═══ SUPPLIED MATERIAL

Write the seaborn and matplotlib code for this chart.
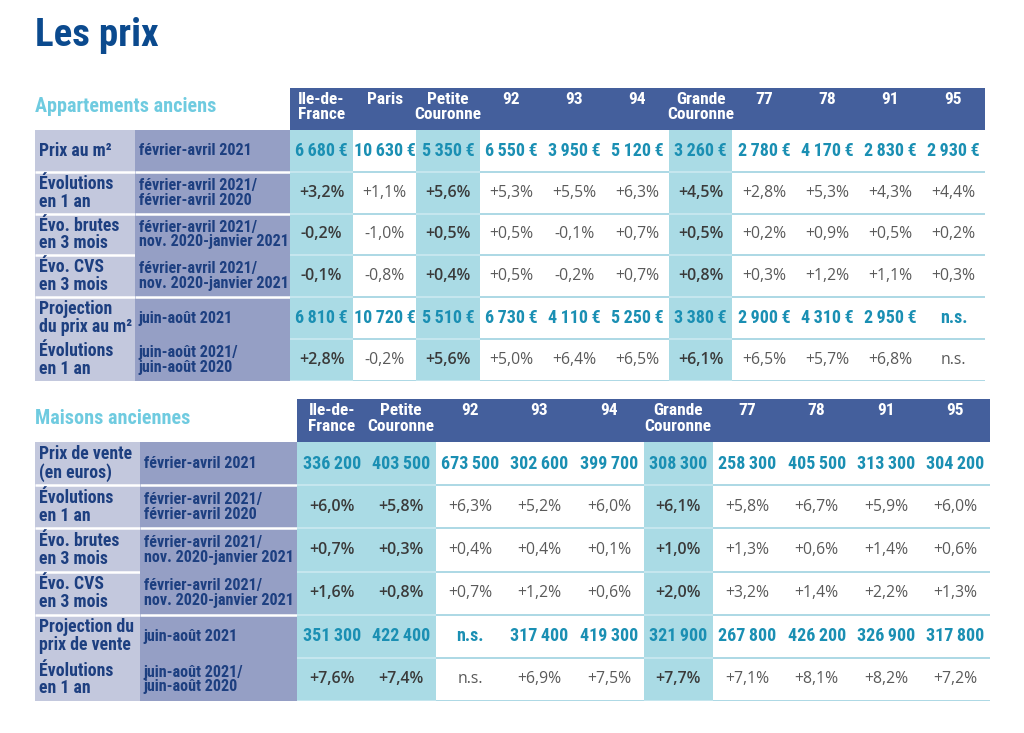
import os
import numpy as np
import matplotlib
matplotlib.use("Agg")
import matplotlib.pyplot as plt
from matplotlib.colors import ListedColormap
from matplotlib import font_manager
from matplotlib.font_manager import FontProperties
import seaborn as sns

# ---------------- data ----------------
apt_columns = ["Ile-de-\nFrance", "Paris", "Petite\nCouronne", "92", "93", "94",
               "Grande\nCouronne", "77", "78", "91", "95"]
apt_highlight = [0, 2, 6]
apt_prix_m2 = [6680, 10630, 5350, 6550, 3950, 5120, 3260, 2780, 4170, 2830, 2930]
apt_evol_1an = [3.2, 1.1, 5.6, 5.3, 5.5, 6.3, 4.5, 2.8, 5.3, 4.3, 4.4]
apt_evo_brutes = [-0.2, -1.0, 0.5, 0.5, -0.1, 0.7, 0.5, 0.2, 0.9, 0.5, 0.2]
apt_evo_cvs = [-0.1, -0.8, 0.4, 0.5, -0.2, 0.7, 0.8, 0.3, 1.2, 1.1, 0.3]
apt_projection = [6810, 10720, 5510, 6730, 4110, 5250, 3380, 2900, 4310, 2950, None]
apt_evol_proj = [2.8, -0.2, 5.6, 5.0, 6.4, 6.5, 6.1, 6.5, 5.7, 6.8, None]
apt_labels = ["Prix au m²", "Évolutions\nen 1 an", "Évo. brutes\nen 3 mois",
              "Évo. CVS\nen 3 mois", "Projection\ndu prix au m²", "Évolutions\nen 1 an"]
apt_periods = ["février-avril 2021", "février-avril 2021/\nfévrier-avril 2020",
               "février-avril 2021/\nnov. 2020-janvier 2021",
               "février-avril 2021/\nnov. 2020-janvier 2021",
               "juin-août 2021", "juin-août 2021/\njuin-août 2020"]

mai_columns = ["Ile-de-\nFrance", "Petite\nCouronne", "92", "93", "94",
               "Grande\nCouronne", "77", "78", "91", "95"]
mai_highlight = [0, 1, 5]
mai_prix = [336200, 403500, 673500, 302600, 399700, 308300, 258300, 405500, 313300, 304200]
mai_evol_1an = [6.0, 5.8, 6.3, 5.2, 6.0, 6.1, 5.8, 6.7, 5.9, 6.0]
mai_evo_brutes = [0.7, 0.3, 0.4, 0.4, 0.1, 1.0, 1.3, 0.6, 1.4, 0.6]
mai_evo_cvs = [1.6, 0.8, 0.7, 1.2, 0.6, 2.0, 3.2, 1.4, 2.2, 1.3]
mai_projection = [351300, 422400, None, 317400, 419300, 321900, 267800, 426200, 326900, 317800]
mai_evol_proj = [7.6, 7.4, None, 6.9, 7.5, 7.7, 7.1, 8.1, 8.2, 7.2]
mai_labels = ["Prix de vente\n(en euros)", "Évolutions\nen 1 an", "Évo. brutes\nen 3 mois",
              "Évo. CVS\nen 3 mois", "Projection du\nprix de vente", "Évolutions\nen 1 an"]
mai_periods = apt_periods

# ---------------- fonts ----------------
sns.set_theme(style="white")


def wnum(w):
    if isinstance(w, (int, float)):
        return w
    return font_manager.weight_dict.get(str(w).lower(), 400)


def find_condensed_bold():
    best = None
    prefs = ["liberation sans narrow", "roboto condensed", "open sans condensed",
             "noto sans", "dejavu sans", "open sans", "lato", "roboto", "inter"]
    for f in font_manager.fontManager.ttflist:
        fn = os.path.basename(f.fname).lower()
        cond = ("narrow" in fn or "condensed" in fn or "narrow" in f.name.lower()
                or "condensed" in f.name.lower()
                or f.stretch in ("condensed", "semi-condensed", "extra-condensed"))
        if not cond or f.style != "normal" or "italic" in fn or "oblique" in fn:
            continue
        w = wnum(f.weight)
        if w < 600:
            continue
        if "semicondensed" in fn or "semi" in str(f.stretch):
            cscore = 1
        elif "extracondensed" in fn or "extra" in str(f.stretch):
            cscore = 2
        else:
            cscore = 0
        fam = f.name.lower()
        pr = prefs.index(fam) if fam in prefs else 99
        score = (pr, cscore, abs(w - 700))
        if best is None or score < best[0]:
            best = (score, f.fname)
    return best[1] if best else None


cond_path = find_condensed_bold()
if cond_path:
    FB = FontProperties(fname=cond_path)
    K = 1.0
else:
    FB = FontProperties(family="Roboto", weight="bold")
    K = 0.9

REG = FontProperties(family="Open Sans", weight="normal")
SEMI = FontProperties(family="Open Sans", weight="semibold")


def fp(base, size):
    p = base.copy()
    p.set_size(size)
    return p


HEADER = "#445f9c"
LAB1 = "#c3c8dd"
LAB2 = "#959fc5"
HILITE = "#aadbe5"
TEAL = "#1a8fb3"
NAVY = "#1d3f80"
GRAY = "#5a5a5a"
DARK = "#3a3a3a"
SEP = "#a6d5e3"

W, H = 1024, 733
fig = plt.figure(figsize=(W / 100, H / 100), dpi=100)
fig.patch.set_facecolor("white")


def add_ax(x, y, w, h):
    return fig.add_axes([x / W, 1 - (y + h) / H, w / W, h / H])


def fmt_price(v, euro):
    if v is None:
        return "n.s."
    s = f"{v:,}".replace(",", "\u2009")
    return s + ("\u2009€" if euro else "")


def fmt_pct(v):
    if v is None:
        return "n.s."
    return f"{v:+.1f}%".replace(".", ",")


def draw_table(x0, y0, x_data, x_end, y_end, columns, highlight, rows, kinds,
               labels, periods, lab_split, title, label_lines1, label_lines2):
    ncol = len(columns)
    nrow = len(rows)
    row_h = (y_end - y0) / (nrow + 1)
    codes = np.zeros((nrow + 1, ncol))
    codes[0, :] = 2
    for j in highlight:
        codes[1:, j] = 1
    ax = add_ax(x_data, y0, x_end - x_data, y_end - y0)
    sns.heatmap(codes, ax=ax, cmap=ListedColormap(["white", HILITE, HEADER]),
                vmin=-0.5, vmax=2.5, cbar=False, xticklabels=False,
                yticklabels=False, linewidths=0)
    ax.set_axis_off()
    for j, c in enumerate(columns):
        ax.text(j + 0.5, 0.1, c, ha="center", va="top", color="white",
                fontproperties=fp(FB, 12.5 * K), linespacing=1.02)
    for i in range(2, nrow + 2):
        for j in range(ncol):
            col = "#c9e8ef" if j in highlight else SEP
            ax.hlines(i, j, j + 1, color=col, lw=1.3)
    for i, (vals, kind) in enumerate(zip(rows, kinds)):
        for j, v in enumerate(vals):
            hl = j in highlight
            if kind in ("eur", "num"):
                s = fmt_price(v, kind == "eur")
                ax.text(j + 0.5, i + 1.5, s, ha="center", va="center",
                        color=TEAL, fontproperties=fp(FB, 13 * K))
            else:
                s = fmt_pct(v)
                if hl:
                    ax.text(j + 0.5, i + 1.5, s, ha="center", va="center",
                            color=DARK, fontproperties=fp(SEMI, 11.5))
                else:
                    ax.text(j + 0.5, i + 1.5, s, ha="center", va="center",
                            color=GRAY, fontproperties=fp(REG, 11.3))
    ly = y0 + row_h
    lh = y_end - ly
    for (lx, lw, color, texts, lines) in ((x0, lab_split - x0, LAB1, labels, label_lines1),
                                          (lab_split, x_data - lab_split, LAB2, periods, label_lines2)):
        la = add_ax(lx, ly, lw, lh)
        sns.heatmap(np.zeros((nrow, 1)), ax=la, cmap=ListedColormap([color]),
                    cbar=False, xticklabels=False, yticklabels=False)
        la.set_axis_off()
        for i in lines:
            la.hlines(i, 0, 1, color="white", lw=1.8)
        fs = 12.8 if color == LAB1 else 11.6
        for i, t in enumerate(texts):
            la.text(0.04 if color == LAB1 else 0.025, i + 0.5, t, ha="left",
                    va="center", color=NAVY, fontproperties=fp(FB, fs * K),
                    linespacing=0.98)
    fig.text(x0 / W, 1 - (y0 + row_h * 0.45) / H, title, ha="left",
             va="center", color="#6fcbe0", fontproperties=fp(FB, 14.5 * K))


fig.text(35 / W, 1 - 35 / H, "Les prix", ha="left", va="center",
         color="#0b4a8e", fontproperties=fp(FB, 28 * K))

draw_table(35, 88, 290, 985, 381, apt_columns, apt_highlight,
           [apt_prix_m2, apt_evol_1an, apt_evo_brutes, apt_evo_cvs,
            apt_projection, apt_evol_proj],
           ["eur", "pct", "pct", "pct", "eur", "pct"],
           apt_labels, apt_periods, 135, "Appartements anciens",
           [1, 2, 3, 4], [1, 2, 4])

draw_table(35, 399, 297, 990, 701, mai_columns, mai_highlight,
           [mai_prix, mai_evol_1an, mai_evo_brutes, mai_evo_cvs,
            mai_projection, mai_evol_proj],
           ["num", "pct", "pct", "pct", "num", "pct"],
           mai_labels, mai_periods, 140, "Maisons anciennes",
           [1, 2, 3, 4], [1, 2, 4])

fig.savefig("out.png", dpi=100, facecolor="white")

══════

Exactly as they appear, print the lines of the listing above from its first line through the line that contains "import seaborn as sns", minus the pictures.

Write the seaborn and matplotlib code for this chart.
import os
import numpy as np
import matplotlib
matplotlib.use("Agg")
import matplotlib.pyplot as plt
from matplotlib.colors import ListedColormap
from matplotlib import font_manager
from matplotlib.font_manager import FontProperties
import seaborn as sns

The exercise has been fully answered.